Wednesday, October 05, 2005

Collateral

It starts out promisingly enough, and for a while it's a solid, if unremarkable, thriller. Jamie Fox plays a likeable, professional cabbie that's hired for the whole night to take Tom Cruise (a hired killer) to the sites of five hits. When the Cab driver discovers what his fare is up to the standard cat and mouse games ensue, as the killer insists on using him as his personal chauffeur for the night.
While that goes on, there’s some uneasy character building going on between the two, and the movie also follows the police (and later, federal) investigation into the night’s killings.

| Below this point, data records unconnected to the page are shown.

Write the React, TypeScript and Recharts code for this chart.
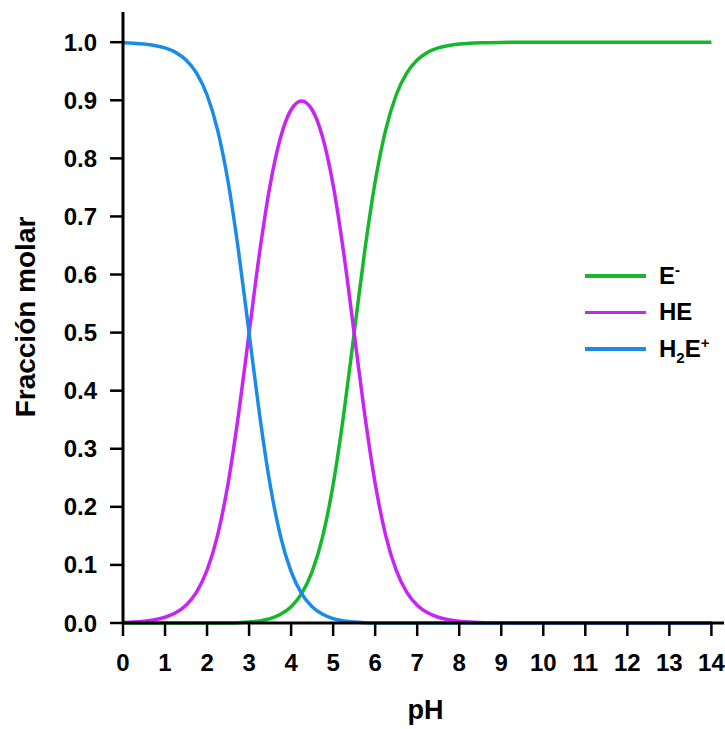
import { Label, Legend, Line, LineChart, XAxis, YAxis } from "recharts"

// pH grid and molar fractions
const ph = [
  0, 0.25, 0.5, 0.75, 1, 1.25, 1.5, 1.75, 2, 2.25, 2.5, 2.75, 3, 3.25, 3.5,
  3.75, 4, 4.25, 4.5, 4.75, 5, 5.25, 5.5, 5.75, 6, 6.25, 6.5, 6.75, 7, 7.25,
  7.5, 7.75, 8, 8.25, 8.5, 9, 10, 11, 12, 13, 14,
]

const eMinus = [
  0, 0, 0, 0, 0, 0, 0, 0, 0, 0.0001, 0.0002, 0.0006, 0.0016, 0.0036, 0.0075,
  0.0149, 0.0279, 0.0505, 0.0884, 0.1487, 0.2384, 0.3586, 0.4992, 0.6397,
  0.7596, 0.8489, 0.9091, 0.9468, 0.9693, 0.9825, 0.9901, 0.9944, 0.9968,
  0.9982, 0.999, 0.9997, 1, 1, 1, 1, 1,
]

const he = [
  0.001, 0.0018, 0.0032, 0.0056, 0.0099, 0.0175, 0.0307, 0.0532, 0.0909,
  0.151, 0.2402, 0.3597, 0.4992, 0.6378, 0.754, 0.8364, 0.8837, 0.8989,
  0.8837, 0.8364, 0.754, 0.6378, 0.4992, 0.3597, 0.2402, 0.151, 0.0909,
  0.0532, 0.0307, 0.0175, 0.0099, 0.0056, 0.0032, 0.0018, 0.001, 0.0003, 0,
  0, 0, 0, 0,
]

const h2ePlus = [
  0.999, 0.9982, 0.9968, 0.9944, 0.9901, 0.9825, 0.9693, 0.9468, 0.9091,
  0.8489, 0.7596, 0.6397, 0.4992, 0.3586, 0.2384, 0.1487, 0.0884, 0.0505,
  0.0279, 0.0149, 0.0075, 0.0036, 0.0016, 0.0006, 0.0002, 0.0001, 0, 0, 0, 0,
  0, 0, 0, 0, 0, 0, 0, 0, 0, 0, 0,
]

const xTicks = [0, 1, 2, 3, 4, 5, 6, 7, 8, 9, 10, 11, 12, 13, 14]
const yTicks = [0, 0.1, 0.2, 0.3, 0.4, 0.5, 0.6, 0.7, 0.8, 0.9, 1.0]
const legendOrder = ["e", "he", "h2e"]

const data = ph.map((p, i) => ({
  ph: p,
  e: eMinus[i],
  he: he[i],
  h2e: h2ePlus[i],
}))

const FONT = '"Liberation Sans", Arial, sans-serif'
const GREEN = "#14b82a"
const PURPLE = "#c824f5"
const BLUE = "#1a8ce8"

const tickStyle = { fill: "#000", fontSize: 24, fontWeight: 700, fontFamily: FONT }
const axisLine = { stroke: "#000", strokeWidth: 3 }
const tickLine = { stroke: "#000", strokeWidth: 2.5 }

const small = { fontSize: 15, lineHeight: 0 }
const legendLabels: Record<string, React.ReactNode> = {
  e: (
    <>
      E<sup style={small}>-</sup>
    </>
  ),
  he: <>HE</>,
  h2e: (
    <>
      H<sub style={small}>2</sub>E<sup style={small}>+</sup>
    </>
  ),
}

function LegendBox({ payload }: any) {
  const entries = legendOrder
    .map((k) => (payload || []).find((p: any) => p.dataKey === k))
    .filter(Boolean)
  return (
    <div style={{ fontFamily: FONT, fontWeight: 700, fontSize: 24 }}>
      {entries.map((entry: any) => (
        <div
          key={entry.dataKey}
          style={{ display: "flex", alignItems: "center", height: 36.5 }}
        >
          <div style={{ width: 61, height: 3.5, background: entry.color }} />
          <span style={{ marginLeft: 13, color: "#000" }}>
            {legendLabels[entry.dataKey]}
          </span>
        </div>
      ))}
    </div>
  )
}

export default function App() {
  return (
    <div style={{ position: "absolute", left: 0, top: 0, background: "#fff" }}>
      <LineChart
        width={725}
        height={729}
        data={data}
        margin={{ top: 12, right: 1, left: 0, bottom: 0 }}
      >
        <XAxis
          dataKey="ph"
          type="number"
          domain={[0, 14.3]}
          ticks={xTicks}
          height={106}
          tickSize={13}
          tickMargin={18}
          tick={tickStyle}
          axisLine={axisLine}
          tickLine={tickLine}
        >
          <Label
            content={({ viewBox }: any) => (
              <text
                x={viewBox.x + viewBox.width / 2 + 2}
                y={viewBox.y + 96}
                textAnchor="middle"
                fontSize={27}
                fontWeight={700}
                fontFamily={FONT}
                fill="#000"
              >
                pH
              </text>
            )}
          />
        </XAxis>
        <YAxis
          type="number"
          domain={[0, 1.052]}
          ticks={yTicks}
          width={123}
          tickSize={13}
          tickMargin={13}
          tick={tickStyle}
          tickFormatter={(v: number) => v.toFixed(1)}
          axisLine={axisLine}
          tickLine={tickLine}
        >
          <Label
            content={() => {
              const cx = 25.5
              const cy = 317
              return (
                <text
                  x={cx}
                  y={cy}
                  transform={`rotate(-90, ${cx}, ${cy})`}
                  textAnchor="middle"
                  dominantBaseline="central"
                  fontSize={28}
                  fontWeight={700}
                  fontFamily={FONT}
                  fill="#000"
                >
                  Fracción molar
                </text>
              )
            }}
          />
        </YAxis>
        <Legend
          layout="horizontal"
          align="center"
          verticalAlign="middle"
          content={LegendBox}
          wrapperStyle={{ left: 585, top: 257.5, width: 140, height: "auto" }}
        />
        <Line
          type="monotone"
          dataKey="e"
          name="E-"
          stroke={GREEN}
          strokeWidth={3.5}
          dot={false}
          isAnimationActive={false}
        />
        <Line
          type="monotone"
          dataKey="he"
          name="HE"
          stroke={PURPLE}
          strokeWidth={3.5}
          dot={false}
          isAnimationActive={false}
        />
        <Line
          type="monotone"
          dataKey="h2e"
          name="H2E+"
          stroke={BLUE}
          strokeWidth={3.5}
          dot={false}
          isAnimationActive={false}
        />
      </LineChart>
    </div>
  )
}
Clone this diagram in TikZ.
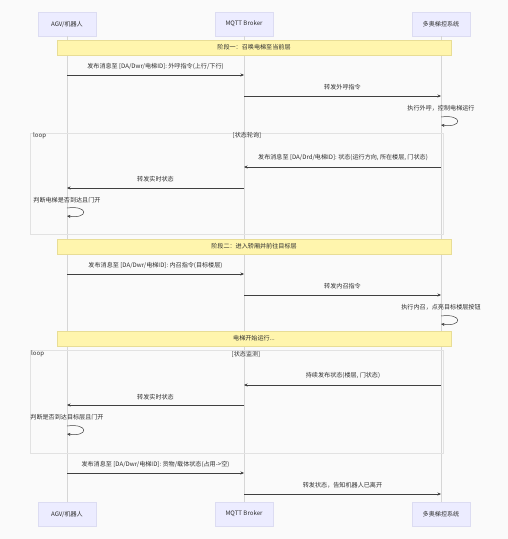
\documentclass[tikz,border=0pt]{standalone}
\usepackage{fontspec}
\setmainfont{Noto Sans CJK SC}
\usetikzlibrary{arrows.meta}
\definecolor{actorfill}{HTML}{ECECFF}
\definecolor{actorline}{HTML}{DCDCF2}
\definecolor{notefill}{HTML}{FFF5AD}
\definecolor{noteline}{HTML}{E8DD96}
\definecolor{lifecol}{HTML}{D6D6D6}
\definecolor{framecol}{HTML}{E2E2E2}
\definecolor{txtcol}{HTML}{2E2E2E}
\begin{document}
\begin{tikzpicture}[x=1pt, y=-1pt, font=\fontsize{6.1}{7}\selectfont, text=txtcol,
    actor/.style={rectangle, draw=actorline, fill=actorfill, minimum width=58pt, minimum height=24pt, inner sep=0pt},
    phase/.style={rectangle, draw=noteline, fill=notefill, minimum width=394pt, minimum height=15pt, inner sep=0pt},
    msg/.style={draw=black!75, line width=0.5pt, -{Stealth[length=3.5pt, width=3pt]}},
    lifeline/.style={draw=lifecol, line width=0.5pt},
    frame/.style={draw=framecol, line width=0.5pt},
    lbl/.style={inner sep=0pt}]
    \fill[white!98!black] (0,0) rectangle (508,539);
    \useasboundingbox (0,0) rectangle (508,539);

    \node[actor] (agv) at (67,24) {AGV/机器人};
    \node[actor] (broker) at (244,24) {MQTT Broker};
    \node[actor] (ctrl) at (441,24) {多奥梯控系统};
    \node[actor] (agvB) at (67,514) {AGV/机器人};
    \node[actor] (brokerB) at (244,514) {MQTT Broker};
    \node[actor] (ctrlB) at (441,514) {多奥梯控系统};

    \draw[lifeline] (agv) -- (agvB);
    \draw[lifeline] (broker) -- (brokerB);
    \draw[lifeline] (ctrl) -- (ctrlB);

    \draw[frame] (30,133) rectangle (443,234);
    \node[lbl, anchor=west] (loopA) at (33,135.5) {loop};
    \node[lbl] (condA) at (247,135.5) {[状态轮询]};
    \draw[frame] (30,350) rectangle (443,453);
    \node[lbl, anchor=west] (loopB) at (31,354) {loop};
    \node[lbl] (condB) at (246,354) {[状态监测]};

    \node[phase] (phaseA) at (254,47.5) {阶段一：召唤电梯至当前层};
    \node[phase] (phaseB) at (254,246.5) {阶段二：进入轿厢并前往目标层};
    \node[phase] (phaseC) at (254,338.5) {电梯开始运行...};

    \node[lbl] (m1) at (155.5,67) {发布消息至 [DA/Dwr/电梯ID]: 外呼指令(上行/下行)};
    \draw[msg] (agv |- 0,75) -- (broker |- 0,75);
    \node[lbl] (m2) at (342.5,87) {转发外呼指令};
    \draw[msg] (broker |- 0,96) -- (ctrl |- 0,96);
    \node[lbl] (m3) at (441,108) {执行外呼，控制电梯运行};
    \draw[msg] (ctrl |- 0,117) .. controls (463,114) and (463,128) .. (ctrl |- 0,125);

    \node[lbl] (m4) at (343,158) {发布消息至 [DA/Drd/电梯ID]: 状态(运行方向, 所在楼层, 门状态)};
    \draw[msg] (ctrl |- 0,167) -- (broker |- 0,167);
    \node[lbl] (m5) at (155.5,179) {转发实时状态};
    \draw[msg] (broker |- 0,188) -- (agv |- 0,188);
    \node[lbl] (m6) at (67,200) {判断电梯是否到达且门开};
    \draw[msg] (agv |- 0,208) .. controls (89,205) and (89,219) .. (agv |- 0,216);

    \node[lbl] (m7) at (155.5,265) {发布消息至 [DA/Dwr/电梯ID]: 内召指令(目标楼层)};
    \draw[msg] (agv |- 0,274) -- (broker |- 0,274);
    \node[lbl] (m8) at (342.5,286) {转发内召指令};
    \draw[msg] (broker |- 0,295) -- (ctrl |- 0,295);
    \node[lbl] (m9) at (441,307) {执行内召，点亮目标楼层按钮};
    \draw[msg] (ctrl |- 0,316) .. controls (463,313) and (463,327) .. (ctrl |- 0,324);

    \node[lbl] (m10) at (343,376) {持续发布状态(楼层, 门状态)};
    \draw[msg] (ctrl |- 0,385) -- (broker |- 0,385);
    \node[lbl] (m11) at (155.5,397) {转发实时状态};
    \draw[msg] (broker |- 0,405) -- (agv |- 0,405);
    \node[lbl] (m12) at (67,417) {判断是否到达目标层且门开};
    \draw[msg] (agv |- 0,426) .. controls (89,423) and (89,437) .. (agv |- 0,434);

    \node[lbl] (m13) at (155.5,464) {发布消息至 [DA/Dwr/电梯ID]: 货物/载体状态(占用->空)};
    \draw[msg] (agv |- 0,473) -- (broker |- 0,473);
    \node[lbl] (m14) at (342.5,485) {转发状态，告知机器人已离开};
    \draw[msg] (broker |- 0,494) -- (ctrl |- 0,494);
\end{tikzpicture}
\end{document}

And, as I said before, it works for a while. But keeping it up proves to be too much of a hassle. Even a workmanlike thriller like this one needs good craftsmanship, and it seems that everyone involved decided to wrap it up as soon as possible and go to the pub. Michael Mann has done some extremely good stuff in the past (Heat, The Insider, The Thief), but here he lazily follows a lousy script to increasing depths. The problems really start to show at a showdown in a discotheque, and when the final twist is revealed… oh what the hell, you can see this one coming a mile away, and besides, it’s in the trailer- it turns out that the cabdriver’s potential love interest (who he had a meet-cute with just that very night) is the final victim in the hit list. Fucking hell, what do they tell whichever fuck-wit that comes up with this shit? Insult the intelligence of the viewers as much as possible? Let’s see what’s the stupidest thing we can come up with and watch them gobble it up?
By the time Tom Cruise is unerringly tracking his prey in a subway complex (one assumes he’s using his scientologist superpowers to do it, why not?), the only thing that can conceivably keep you watching is morbidity. But then again, this movie scored 7.7 on IMDB… where’s my shotgun?